### INFORMATION SHOWN
******************************

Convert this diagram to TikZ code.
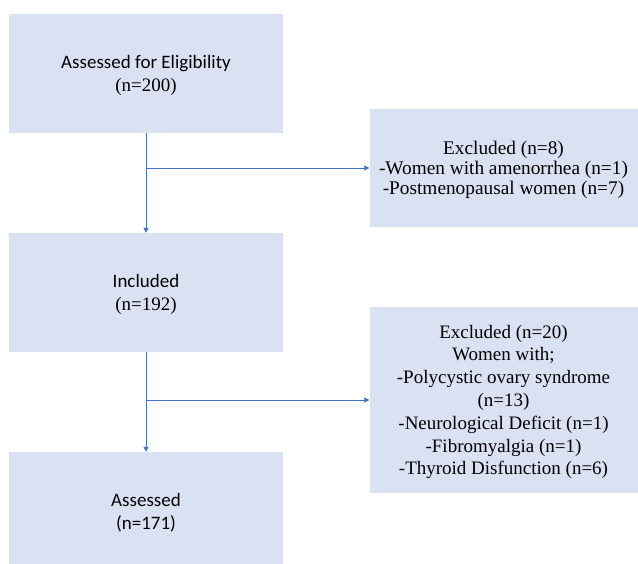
\documentclass[tikz,border=0pt]{standalone}
\usepackage{fontspec}
\setmainfont{Liberation Serif}
\newfontfamily\calibri{Carlito}
\usepgflibrary{arrows.meta}
\usetikzlibrary{positioning}
\definecolor{boxfill}{HTML}{DAE1F2}
\definecolor{lineblue}{HTML}{4472C4}
\tikzset{
  stage/.style={fill=boxfill, inner sep=0pt, minimum width=274pt, minimum height=119pt,
    align=center, text depth=0pt, font=\fontsize{19}{23}\selectfont},
  exclbox/.style={fill=boxfill, inner sep=0pt, minimum width=268pt,
    align=center, text depth=0pt},
  flow/.style={lineblue, line width=0.8pt, -{Triangle[length=5pt,width=5pt]}}
}
\begin{document}
\begin{tikzpicture}[x=1pt, y=-1pt]
  \clip (0, 0) rectangle (638, 563);
  \fill[white] (0, 0) rectangle (638, 563);
  \pgfmathsetmacro{\xl}{146}
  \pgfmathsetmacro{\xr}{503.5}
  \node[stage] (elig) at (\xl, 73.5)
    {{\calibri Assessed for Eligibility}\\(n=200)};
  \node[stage] (incl) at (\xl, 292.5)
    {{\calibri Included}\\(n=192)};
  \node[stage] (asses) at (\xl, 511.5)
    {{\calibri Assessed}\\{\calibri (n=171)}};
  \node[exclbox, minimum height=118pt, font=\fontsize{19.3}{20}\selectfont]
    (excla) at (\xr, 168)
    {Excluded (n=8)\\-Women with amenorrhea (n=1)\\-Postmenopausal women (n=7)};
  \node[exclbox, minimum height=186pt, font=\fontsize{19}{22.8}\selectfont]
    (exclb) at (\xr, 400)
    {Excluded (n=20)\\Women with;\\-Polycystic ovary syndrome\\(n=13)\\
     -Neurological Deficit (n=1)\\-Fibromyalgia (n=1)\\-Thyroid Disfunction (n=6)};

  \draw[flow] (elig) -- (incl);
  \draw[flow] (elig.south |- excla.west) -- (excla.west);
  \draw[flow] (incl) -- (asses);
  \draw[flow] (incl.south |- exclb.west) -- (exclb.west);
\end{tikzpicture}
\end{document}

******************************

### SHORT TASK
Leave out the pictures and give the listing above again exactly.

### EXERCISE RESULT
Convert this diagram to TikZ code.
\documentclass[tikz,border=0pt]{standalone}
\usepackage{fontspec}
\setmainfont{Liberation Serif}
\newfontfamily\calibri{Carlito}
\usepgflibrary{arrows.meta}
\usetikzlibrary{positioning}
\definecolor{boxfill}{HTML}{DAE1F2}
\definecolor{lineblue}{HTML}{4472C4}
\tikzset{
  stage/.style={fill=boxfill, inner sep=0pt, minimum width=274pt, minimum height=119pt,
    align=center, text depth=0pt, font=\fontsize{19}{23}\selectfont},
  exclbox/.style={fill=boxfill, inner sep=0pt, minimum width=268pt,
    align=center, text depth=0pt},
  flow/.style={lineblue, line width=0.8pt, -{Triangle[length=5pt,width=5pt]}}
}
\begin{document}
\begin{tikzpicture}[x=1pt, y=-1pt]
  \clip (0, 0) rectangle (638, 563);
  \fill[white] (0, 0) rectangle (638, 563);
  \pgfmathsetmacro{\xl}{146}
  \pgfmathsetmacro{\xr}{503.5}
  \node[stage] (elig) at (\xl, 73.5)
    {{\calibri Assessed for Eligibility}\\(n=200)};
  \node[stage] (incl) at (\xl, 292.5)
    {{\calibri Included}\\(n=192)};
  \node[stage] (asses) at (\xl, 511.5)
    {{\calibri Assessed}\\{\calibri (n=171)}};
  \node[exclbox, minimum height=118pt, font=\fontsize{19.3}{20}\selectfont]
    (excla) at (\xr, 168)
    {Excluded (n=8)\\-Women with amenorrhea (n=1)\\-Postmenopausal women (n=7)};
  \node[exclbox, minimum height=186pt, font=\fontsize{19}{22.8}\selectfont]
    (exclb) at (\xr, 400)
    {Excluded (n=20)\\Women with;\\-Polycystic ovary syndrome\\(n=13)\\
     -Neurological Deficit (n=1)\\-Fibromyalgia (n=1)\\-Thyroid Disfunction (n=6)};

  \draw[flow] (elig) -- (incl);
  \draw[flow] (elig.south |- excla.west) -- (excla.west);
  \draw[flow] (incl) -- (asses);
  \draw[flow] (incl.south |- exclb.west) -- (exclb.west);
\end{tikzpicture}
\end{document}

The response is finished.